L’ultimo candidato che è stato chiamato “molto probabile”, almeno il decimo della serie, è Ioannis Koukiadis, professore di diritto e ex ministro del lavoro per il PASOK tra il 1989 e il 1990. Koukiadis era stato parlamentare tra il 1999 e il 2004, e attualmente è a capo dell’Hellenic Republic Asset Development Fund, un ente formato da pochi mesi per sovrintendere alla privatizzazione di proprietà statali per un valore di 50 miliardi di euro.
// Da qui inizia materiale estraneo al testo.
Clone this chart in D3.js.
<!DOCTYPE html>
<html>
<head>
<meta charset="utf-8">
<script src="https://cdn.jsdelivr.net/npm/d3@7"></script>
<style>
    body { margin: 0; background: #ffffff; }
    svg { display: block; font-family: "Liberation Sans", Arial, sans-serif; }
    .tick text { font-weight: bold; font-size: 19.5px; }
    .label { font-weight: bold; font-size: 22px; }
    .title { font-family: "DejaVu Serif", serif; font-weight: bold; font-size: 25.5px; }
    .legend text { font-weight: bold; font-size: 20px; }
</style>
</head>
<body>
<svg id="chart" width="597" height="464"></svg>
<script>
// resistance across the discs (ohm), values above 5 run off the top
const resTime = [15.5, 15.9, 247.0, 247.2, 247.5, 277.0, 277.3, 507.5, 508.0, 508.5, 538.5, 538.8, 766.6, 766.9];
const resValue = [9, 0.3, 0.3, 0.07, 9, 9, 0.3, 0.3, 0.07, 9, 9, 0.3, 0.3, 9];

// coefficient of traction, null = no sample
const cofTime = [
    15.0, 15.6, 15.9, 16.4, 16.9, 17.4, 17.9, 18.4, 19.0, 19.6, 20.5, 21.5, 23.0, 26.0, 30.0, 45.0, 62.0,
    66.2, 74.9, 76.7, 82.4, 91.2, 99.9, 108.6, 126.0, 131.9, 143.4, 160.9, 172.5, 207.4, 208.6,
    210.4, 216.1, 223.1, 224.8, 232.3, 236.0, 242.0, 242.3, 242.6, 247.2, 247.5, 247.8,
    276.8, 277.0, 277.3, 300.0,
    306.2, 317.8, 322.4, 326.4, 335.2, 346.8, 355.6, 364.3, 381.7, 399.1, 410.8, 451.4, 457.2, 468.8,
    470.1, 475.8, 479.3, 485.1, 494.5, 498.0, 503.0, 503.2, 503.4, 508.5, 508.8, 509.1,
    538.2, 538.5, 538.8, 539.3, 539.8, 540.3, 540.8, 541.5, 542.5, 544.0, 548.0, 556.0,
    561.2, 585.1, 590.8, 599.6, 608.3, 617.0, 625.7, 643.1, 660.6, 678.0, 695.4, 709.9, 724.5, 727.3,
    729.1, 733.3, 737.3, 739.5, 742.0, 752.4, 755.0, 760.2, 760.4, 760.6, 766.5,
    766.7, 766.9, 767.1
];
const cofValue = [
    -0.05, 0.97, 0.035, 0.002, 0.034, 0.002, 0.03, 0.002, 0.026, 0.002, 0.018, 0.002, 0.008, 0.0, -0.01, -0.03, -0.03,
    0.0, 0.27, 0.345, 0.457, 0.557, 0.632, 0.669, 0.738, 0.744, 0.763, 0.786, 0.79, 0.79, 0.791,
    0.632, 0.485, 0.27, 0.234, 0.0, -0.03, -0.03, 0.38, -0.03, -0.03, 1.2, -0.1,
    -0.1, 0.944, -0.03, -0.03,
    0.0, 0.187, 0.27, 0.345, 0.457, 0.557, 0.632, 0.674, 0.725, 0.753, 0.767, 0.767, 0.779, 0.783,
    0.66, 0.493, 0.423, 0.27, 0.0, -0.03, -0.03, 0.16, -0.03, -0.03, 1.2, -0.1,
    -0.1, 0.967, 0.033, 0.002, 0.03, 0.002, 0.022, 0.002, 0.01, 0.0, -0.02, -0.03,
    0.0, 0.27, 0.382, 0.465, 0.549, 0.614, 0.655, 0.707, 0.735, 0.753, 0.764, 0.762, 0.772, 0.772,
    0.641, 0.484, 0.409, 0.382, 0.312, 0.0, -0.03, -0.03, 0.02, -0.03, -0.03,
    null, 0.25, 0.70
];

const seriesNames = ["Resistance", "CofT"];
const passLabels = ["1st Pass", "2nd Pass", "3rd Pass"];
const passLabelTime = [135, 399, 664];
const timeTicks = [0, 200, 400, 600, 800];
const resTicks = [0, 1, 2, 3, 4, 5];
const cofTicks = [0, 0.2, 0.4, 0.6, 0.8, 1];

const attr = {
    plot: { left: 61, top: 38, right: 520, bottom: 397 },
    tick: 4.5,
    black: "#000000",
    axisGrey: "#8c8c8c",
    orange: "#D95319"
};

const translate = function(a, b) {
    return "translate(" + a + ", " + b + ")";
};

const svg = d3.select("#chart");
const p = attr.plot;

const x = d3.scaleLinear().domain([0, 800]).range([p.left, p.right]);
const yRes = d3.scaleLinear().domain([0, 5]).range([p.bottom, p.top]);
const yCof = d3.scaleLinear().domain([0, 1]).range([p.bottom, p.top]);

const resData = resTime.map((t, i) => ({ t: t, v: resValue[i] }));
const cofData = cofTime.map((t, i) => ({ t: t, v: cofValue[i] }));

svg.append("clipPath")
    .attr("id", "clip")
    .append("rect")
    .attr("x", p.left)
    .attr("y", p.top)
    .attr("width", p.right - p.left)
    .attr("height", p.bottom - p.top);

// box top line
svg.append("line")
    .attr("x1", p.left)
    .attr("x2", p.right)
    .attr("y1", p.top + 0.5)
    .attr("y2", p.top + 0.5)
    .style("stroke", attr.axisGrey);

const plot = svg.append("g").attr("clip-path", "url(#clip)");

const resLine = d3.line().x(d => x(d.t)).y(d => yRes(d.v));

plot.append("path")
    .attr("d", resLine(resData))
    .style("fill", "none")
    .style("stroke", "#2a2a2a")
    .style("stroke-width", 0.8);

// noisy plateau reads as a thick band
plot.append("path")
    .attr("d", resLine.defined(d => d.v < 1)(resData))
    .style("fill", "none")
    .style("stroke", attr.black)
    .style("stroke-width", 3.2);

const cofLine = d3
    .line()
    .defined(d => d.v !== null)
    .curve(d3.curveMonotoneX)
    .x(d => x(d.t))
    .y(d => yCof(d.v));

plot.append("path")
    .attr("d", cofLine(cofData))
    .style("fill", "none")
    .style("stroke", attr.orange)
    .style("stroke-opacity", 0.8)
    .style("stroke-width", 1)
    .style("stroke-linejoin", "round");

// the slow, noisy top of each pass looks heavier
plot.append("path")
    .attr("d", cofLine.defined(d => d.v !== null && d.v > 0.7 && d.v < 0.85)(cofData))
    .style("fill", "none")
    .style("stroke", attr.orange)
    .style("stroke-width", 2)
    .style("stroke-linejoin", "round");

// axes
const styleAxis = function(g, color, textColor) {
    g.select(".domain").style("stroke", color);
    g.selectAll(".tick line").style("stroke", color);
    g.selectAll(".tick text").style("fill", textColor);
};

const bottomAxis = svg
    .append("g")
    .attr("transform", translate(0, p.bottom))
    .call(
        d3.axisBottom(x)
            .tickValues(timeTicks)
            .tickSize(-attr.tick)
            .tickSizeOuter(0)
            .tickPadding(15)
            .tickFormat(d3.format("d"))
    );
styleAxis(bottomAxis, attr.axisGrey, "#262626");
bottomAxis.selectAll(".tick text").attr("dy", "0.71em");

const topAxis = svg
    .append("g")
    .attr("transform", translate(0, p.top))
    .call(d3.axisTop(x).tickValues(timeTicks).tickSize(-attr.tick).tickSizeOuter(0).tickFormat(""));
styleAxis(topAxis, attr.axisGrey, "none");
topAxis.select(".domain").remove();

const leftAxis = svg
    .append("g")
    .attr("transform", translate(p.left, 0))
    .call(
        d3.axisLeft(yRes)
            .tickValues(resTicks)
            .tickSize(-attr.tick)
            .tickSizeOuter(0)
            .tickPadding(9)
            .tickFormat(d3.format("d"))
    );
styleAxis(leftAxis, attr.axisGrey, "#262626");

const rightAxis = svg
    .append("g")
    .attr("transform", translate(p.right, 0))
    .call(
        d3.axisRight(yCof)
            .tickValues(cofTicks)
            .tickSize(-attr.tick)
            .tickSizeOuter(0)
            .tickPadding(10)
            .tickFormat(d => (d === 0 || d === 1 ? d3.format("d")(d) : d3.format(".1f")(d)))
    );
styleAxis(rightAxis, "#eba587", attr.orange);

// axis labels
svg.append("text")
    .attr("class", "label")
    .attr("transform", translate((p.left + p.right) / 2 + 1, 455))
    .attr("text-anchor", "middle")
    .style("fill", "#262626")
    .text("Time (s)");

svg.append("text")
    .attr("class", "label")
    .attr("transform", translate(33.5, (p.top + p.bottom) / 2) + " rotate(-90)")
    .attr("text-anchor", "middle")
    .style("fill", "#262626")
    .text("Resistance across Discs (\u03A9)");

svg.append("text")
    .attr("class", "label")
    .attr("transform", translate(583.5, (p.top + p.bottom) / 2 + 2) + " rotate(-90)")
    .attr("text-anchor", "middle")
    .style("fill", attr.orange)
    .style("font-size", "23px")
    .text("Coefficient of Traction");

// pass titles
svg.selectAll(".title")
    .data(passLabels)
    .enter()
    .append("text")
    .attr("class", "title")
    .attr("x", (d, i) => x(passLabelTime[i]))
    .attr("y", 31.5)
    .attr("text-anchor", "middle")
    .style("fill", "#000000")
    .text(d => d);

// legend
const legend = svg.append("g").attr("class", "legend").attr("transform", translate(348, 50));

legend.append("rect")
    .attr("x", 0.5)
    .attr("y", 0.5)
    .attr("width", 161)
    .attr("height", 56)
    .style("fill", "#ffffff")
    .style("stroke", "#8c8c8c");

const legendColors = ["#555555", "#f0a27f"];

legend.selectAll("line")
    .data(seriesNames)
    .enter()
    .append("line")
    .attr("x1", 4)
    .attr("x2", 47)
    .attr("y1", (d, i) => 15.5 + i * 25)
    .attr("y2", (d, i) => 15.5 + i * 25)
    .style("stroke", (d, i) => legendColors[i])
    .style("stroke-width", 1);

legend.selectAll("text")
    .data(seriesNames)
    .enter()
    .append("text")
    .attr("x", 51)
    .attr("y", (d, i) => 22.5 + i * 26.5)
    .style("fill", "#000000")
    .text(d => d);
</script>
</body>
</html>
Il più probabile era fino a oggi l’ex vicepresidente della Banca Centrale Europea Lucas Papademos, ma Reuters scrive che fonti dei principali partiti greci (il PASOK, che ha la maggioranza assoluta dei seggi in parlamento, e Nuova Democrazia all’opposizione) hanno dichiarato che anche questa opzione è ora in discussione, e che le due parti starebbero cercando un’altra soluzione.
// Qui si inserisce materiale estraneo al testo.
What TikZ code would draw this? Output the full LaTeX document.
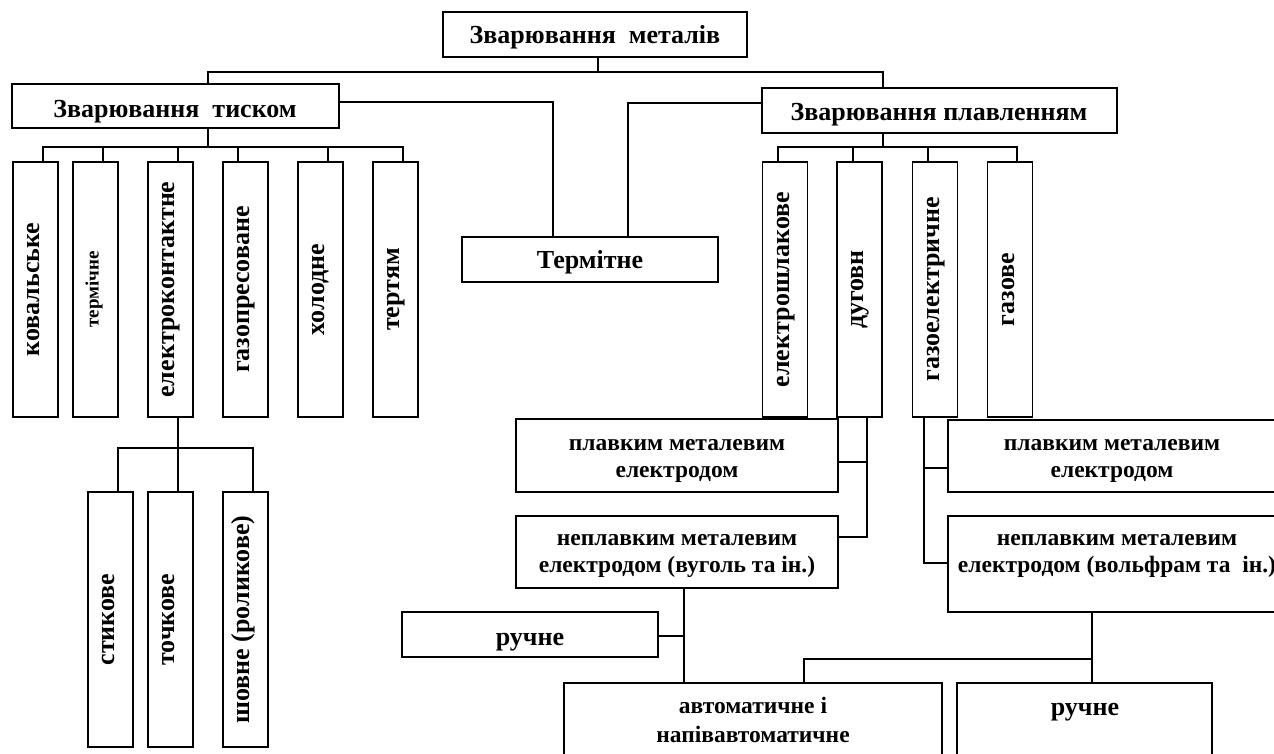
\documentclass[tikz,border=0pt]{standalone}
\usepackage{fontspec}
\setmainfont{Liberation Serif}
\begin{document}
\begin{tikzpicture}[x=1pt,y=-1pt,line width=1.8pt,
  box/.style={draw,line width=1.8pt,inner sep=0pt},
  big/.style={font=\bfseries\fontsize{26}{30}\selectfont,inner sep=0pt},
  hb/.style={big,anchor=base},
  mid/.style={font=\bfseries\fontsize{23.5}{27}\selectfont,inner sep=0pt,anchor=base},
  vt/.style={big,rotate=90,text height=0.9em,text depth=0.1em},
  vts/.style={font=\bfseries\fontsize{19}{22}\selectfont,inner sep=0pt,rotate=90,text height=0.8em,text depth=0.2em}]
\useasboundingbox (0,0) rectangle (1274,753);
% --- boxes ---
\node[box,minimum width=304pt,minimum height=45pt] (top) at (595,34.5) {};
\node[box,minimum width=327pt,minimum height=44pt] (tisk) at (175.5,106) {};
\node[box,minimum width=355pt,minimum height=45pt] (plav) at (939.5,110.5) {};
\node[box,minimum width=256pt,minimum height=45pt] (termit) at (590,259.5) {};
\foreach \n/\x in {kov/35.5,term/95.5,elk/170.5,gaz/245.5,hol/320.5,ter/395.5,esh/785,dug/859.5,gel/935,gzv/1010}
  \node[box,minimum width=45pt,minimum height=255pt] (\n) at (\x,289.5) {};
\foreach \n/\x in {styk/110.5,toch/170.5,shov/245.5}
  \node[box,minimum width=45pt,minimum height=255pt] (\n) at (\x,619.5) {};
\node[box,minimum width=322pt,minimum height=73pt] (plavL) at (677,455.5) {};
\node[box,minimum width=322pt,minimum height=72pt] (neplL) at (677,552) {};
\node[box,minimum width=256pt,minimum height=45pt] (ruchL) at (530,634.5) {};
\node[box,minimum width=378pt,minimum height=97pt] (avt) at (753,731.5) {};
\node[box,minimum width=255pt,minimum height=97pt] (ruchR) at (1084.5,731.5) {};
\node[box,minimum width=332pt,minimum height=72pt] (plavR) at (1114,456) {};
\node[box,minimum width=338pt,minimum height=96pt] (neplR) at (1117,564) {};
% --- horizontal texts ---
\node[hb] (topT) at (595,43) {Зварювання\ \ металів};
\node[hb] (tiskT) at (175,117) {Зварювання\ \ тиском};
\node[hb] (plavT) at (939,120) {Зварювання плавленням};
\node[hb] (termitT) at (590,268) {Термітне};
\node[mid] (plavLa) at (677,450) {плавким металевим};
\node[mid] (plavLb) at (677,477) {електродом};
\node[mid] (neplLa) at (677,545) {неплавким металевим};
\node[mid] (neplLb) at (677,572) {електродом (вуголь та ін.)};
\node[hb] (ruchLT) at (530,645) {ручне};
\node[mid] (avta) at (753,713) {автоматичне і};
\node[mid] (avtb) at (753,742) {напівавтоматичне};
\node[mid] (plavRa) at (1112,450) {плавким металевим};
\node[mid] (plavRb) at (1112,477) {електродом};
\node[mid] (neplRa) at (1117,545) {неплавким металевим};
\node[mid] (neplRb) at (1117,572) {електродом (вольфрам та\ \ ін.)};
\node[hb] (ruchRT) at (1085,715) {ручне};
% --- vertical texts ---
\node[vt] (kovT) at (kov) {ковальське};
\node[vts] (termT) at (term) {термічне};
\node[vt] (elkT) at (elk) {електроконтактне};
\node[vt] (gazT) at (gaz) {газопресоване};
\node[vt] (holT) at (hol) {холодне};
\node[vt] (terT) at (ter) {тертям};
\node[vt] (eshT) at (esh) {електрошлакове};
\node[vt] (dugT) at (dug) {дуговн};
\node[vt] (gelT) at (gel) {газоелектричне};
\node[vt] (gzvT) at (gzv) {газове};
\node[vt] (stykT) at (styk) {стикове};
\node[vt] (tochT) at (toch) {точкове};
\node[vt] (shovT) at (shov) {шовне (роликове)};
% --- connectors ---
\coordinate (b0) at (598,72);
\coordinate (b1) at (208,72);
\coordinate (b2) at (883,72);
\draw (top.south -| b0) -- (b0);
\draw (tisk.north -| b1) -- (b1) -- (b2) -- (plav.north -| b2);
\coordinate (t1) at (553,102);
\coordinate (t2) at (628,103);
\draw (tisk.east |- t1) -- (t1) -- (termit.north -| t1);
\draw (plav.west |- t2) -- (t2) -- (termit.north -| t2);
\coordinate (lb) at (208,147);
\coordinate (s1) at (43,147);
\coordinate (s2) at (103,147);
\coordinate (s3) at (178,147);
\coordinate (s4) at (238,147);
\coordinate (s5) at (328,147);
\coordinate (s6) at (403,147);
\draw (tisk.south -| lb) -- (lb);
\draw (kov.north -| s1) -- (s1) -- (s6) -- (ter.north -| s6);
\draw (s2) -- (term.north -| s2);
\draw (s3) -- (elk.north -| s3);
\draw (s4) -- (gaz.north -| s4);
\draw (s5) -- (hol.north -| s5);
\coordinate (e0) at (178,448);
\coordinate (e1) at (118,448);
\coordinate (e3) at (253,448);
\draw (elk.south -| e0) -- (toch.north -| e0);
\draw (styk.north -| e1) -- (e1) -- (e3) -- (shov.north -| e3);
\coordinate (pb) at (883,147);
\coordinate (r1) at (778,147);
\coordinate (r2) at (853,147);
\coordinate (r3) at (928,147);
\coordinate (r4) at (1017,147);
\draw (plav.south -| pb) -- (pb);
\draw (esh.north -| r1) -- (r1) -- (r4) -- (gzv.north -| r4);
\draw (r2) -- (dug.north -| r2);
\draw (r3) -- (gel.north -| r3);
\coordinate (d1) at (867,462);
\coordinate (d2) at (867,537);
\draw (dug.south -| d1) -- (d2) -- (neplL.east |- d2);
\draw (d1) -- (plavL.east |- d1);
\coordinate (g1) at (924,468);
\coordinate (g2) at (924,563);
\draw (gel.south -| g1) -- (g2) -- (neplR.west |- g2);
\draw (g1) -- (plavR.west |- g1);
\coordinate (n1) at (684,636);
\draw (neplL.south -| n1) -- (avt.north -| n1);
\draw (n1) -- (ruchL.east |- n1);
\coordinate (m1) at (1092,659);
\coordinate (m2) at (804,659);
\draw (neplR.south -| m1) -- (ruchR.north -| m1);
\draw (m1) -- (m2) -- (avt.north -| m2);
\end{tikzpicture}
\end{document}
Gli annunci ottimisti, ad ogni modo, continuano: un portavoce del governo, Angelos Tolkas, ha detto alla radio greca NET che poco dopo le undici di questa mattina sarà annunciato il nuovo governo, dopo un altro incontro tra Papandreou e il presidente della Repubblica.

La lettera di Olli Rehn
La situazione economica greca rimane drammatica. Il governo del paese ha la necessità di accettare i termini dell’accordo stabilito a fine ottobre con l’Unione Europea per assicurarsi un prestito da 130 miliardi di euro: per ammissione dello stesso ministro delle finanze greco, Venizelos, senza il prestito la Grecia non avrà più soldi per pagare i creditori intorno alla metà di dicembre.
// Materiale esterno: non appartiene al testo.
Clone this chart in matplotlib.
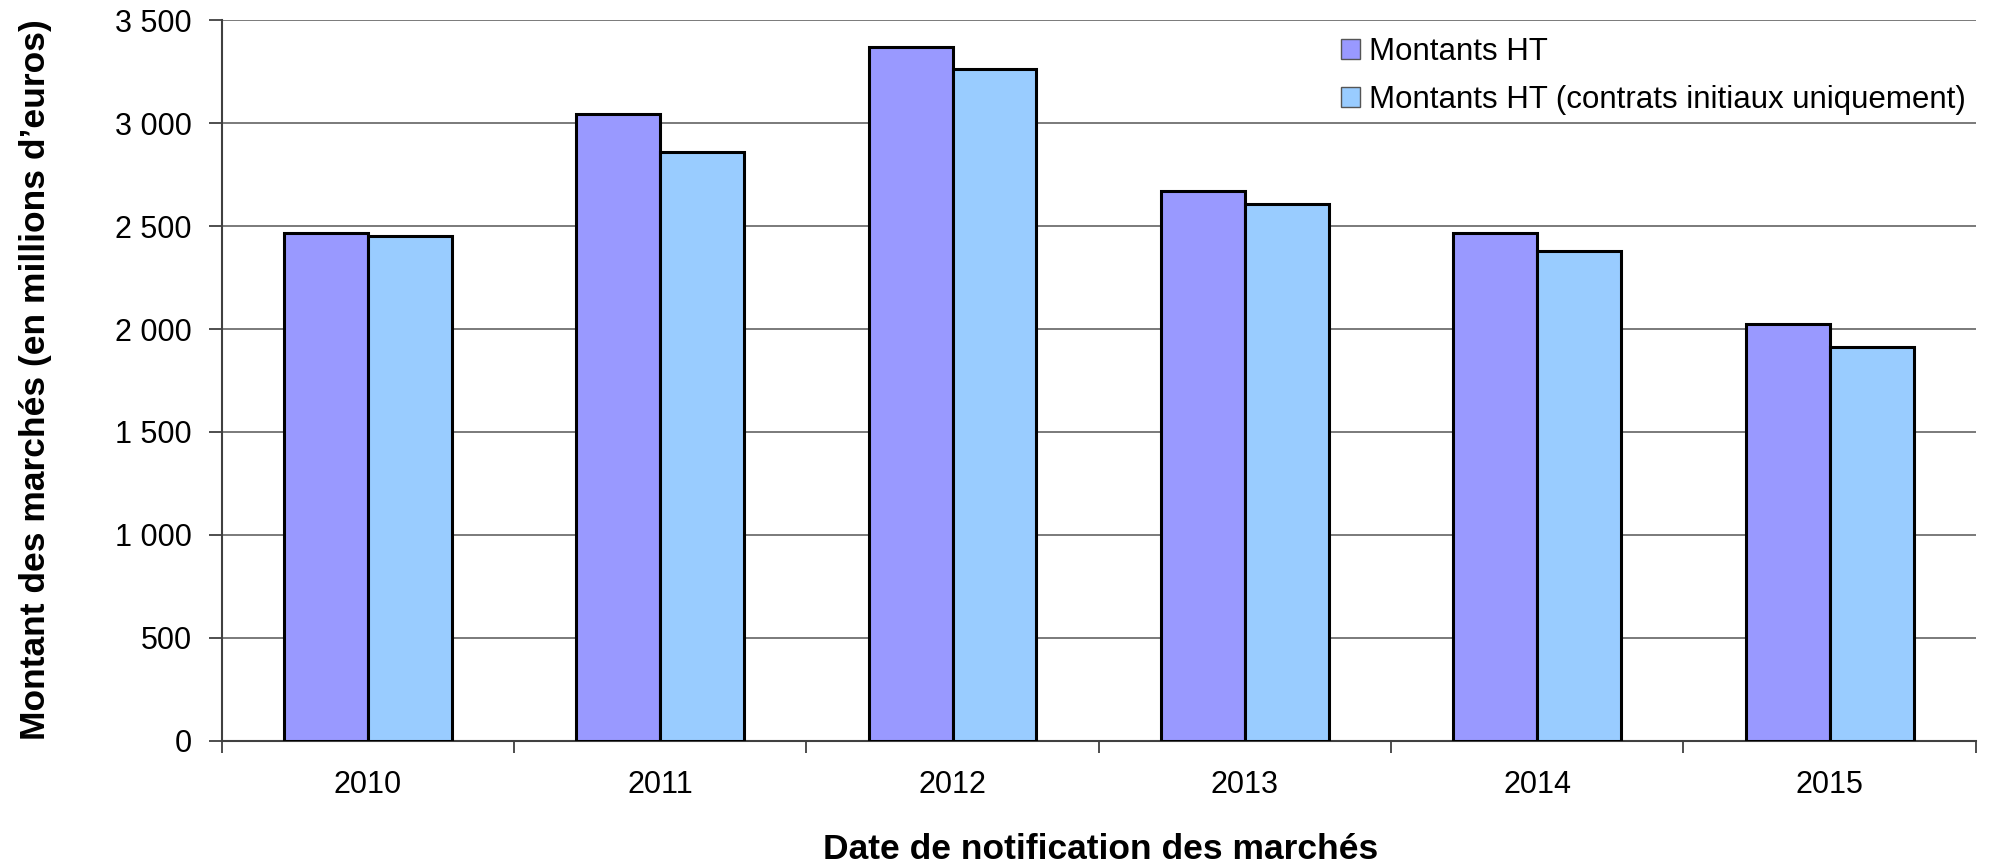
import matplotlib.pyplot as plt
from matplotlib.ticker import FuncFormatter, FixedLocator
import numpy as np

plt.rcParams['font.family'] = ['Liberation Sans', 'DejaVu Sans']

years = ['2010', '2011', '2012', '2013', '2014', '2015']
montants_ht = [2465, 3044, 3367, 2668, 2465, 2023]
montants_ht_initiaux = [2451, 2859, 3261, 2607, 2379, 1914]

purple = '#9999ff'
blue = '#99ccff'
width = 0.287

fig = plt.figure(figsize=(19.93, 8.63), dpi=100)
ax = fig.add_axes([0.1112, 0.1414, 0.8802, 0.8354])

x = np.arange(len(years))
ax.bar(x - width / 2, montants_ht, width, color=purple, edgecolor='black',
       linewidth=2.2, label='Montants HT', zorder=3)
ax.bar(x + width / 2, montants_ht_initiaux, width, color=blue, edgecolor='black',
       linewidth=2.2, label='Montants HT (contrats initiaux uniquement)', zorder=3)

ax.set_xlim(-0.5, len(years) - 0.5)
ax.set_ylim(0, 3500)
ax.set_yticks(np.arange(0, 3501, 500))
ax.yaxis.set_major_formatter(FuncFormatter(lambda v, p: f"{int(v):,}".replace(',', ' ')))
ax.grid(axis='y', color='#707070', linewidth=1.3, zorder=0)

# category boundaries as ticks, labels on minor ticks at centres
ax.xaxis.set_major_locator(FixedLocator(np.arange(-0.5, len(years), 1.0)))
ax.xaxis.set_minor_locator(FixedLocator(x))
ax.set_xticklabels([])
ax.set_xticklabels(years, minor=True)
ax.tick_params(axis='x', which='major', length=8.6, width=1.3, color='#404040')
ax.tick_params(axis='x', which='minor', length=0, labelsize=22, pad=21)
ax.tick_params(axis='y', length=9.4, width=1.3, color='#404040', labelsize=22, pad=12)

for side in ['top', 'right']:
    ax.spines[side].set_visible(False)
ax.spines['left'].set_color('#404040')
ax.spines['left'].set_linewidth(1.5)
ax.spines['bottom'].set_color('#404040')
ax.spines['bottom'].set_linewidth(1.5)

fig.text(36 / 1993, 0.5597, "Montant des marchés (en millions d’euros)", fontsize=25.5,
         fontweight='bold', rotation=90, ha='center', va='center')
fig.text(0.5524, 0.0162, "Date de notification des marchés", fontsize=25.5,
         fontweight='bold', ha='center', va='center')

leg = ax.legend(loc='upper left', bbox_to_anchor=(0.638, 0.977), frameon=False,
                fontsize=22.5, handlelength=0.6, handleheight=0.6,
                handletextpad=0.3, labelspacing=0.58, borderaxespad=0, borderpad=0)
for h in leg.legend_handles:
    h.set_linewidth(1)
    h.set_edgecolor('#555555')

fig.savefig('out.png', dpi=100)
La fiducia delle istituzioni europee nel governo greco è stata scossa dall’annuncio del primo ministro greco Papandreou che avrebbe sottoposto le condizioni dell’accordo con l’Unione Europea a un referendum. Il Commissario europeo per gli affari economici e finanziari, il finlandese Olli Rehn, ha dichiarato da Bruxelles che “la fiducia [nella Grecia] deve essere ricucita. I ministri delle Finanze della zona euro si aspettano che ci sia un impegno scritto, una conferma scritta dell’impegno di un governo di unità nazionale.” L’impegno dovrebbe essere firmato dalle massime autorità finanziarie e politiche del paese, incluso l’attuale leader dell’opposizione Antonis Samaras.

Samaras ha seguito a lungo una linea ostruzionista e critica nei confronti dell’Unione Europea, dicendo per oltre un anno che le misure di austerità varate dal governo greco non hanno fatto che peggiorare la situazione economica del paese. Negli ultimi giorni aveva però accettato a votare per approvare le nuove misure di austerità richieste dall’UE, ma la lettera di Rehn ha provocato divisioni all’interno del suo partito: la parte più intransigente di Nuova Democrazia ha reagito con grandissima irritazione alla richiesta di Rehn, aumentando le critiche verso Samaras per essere sceso a patti con le condizioni imposte dall’Unione Europea.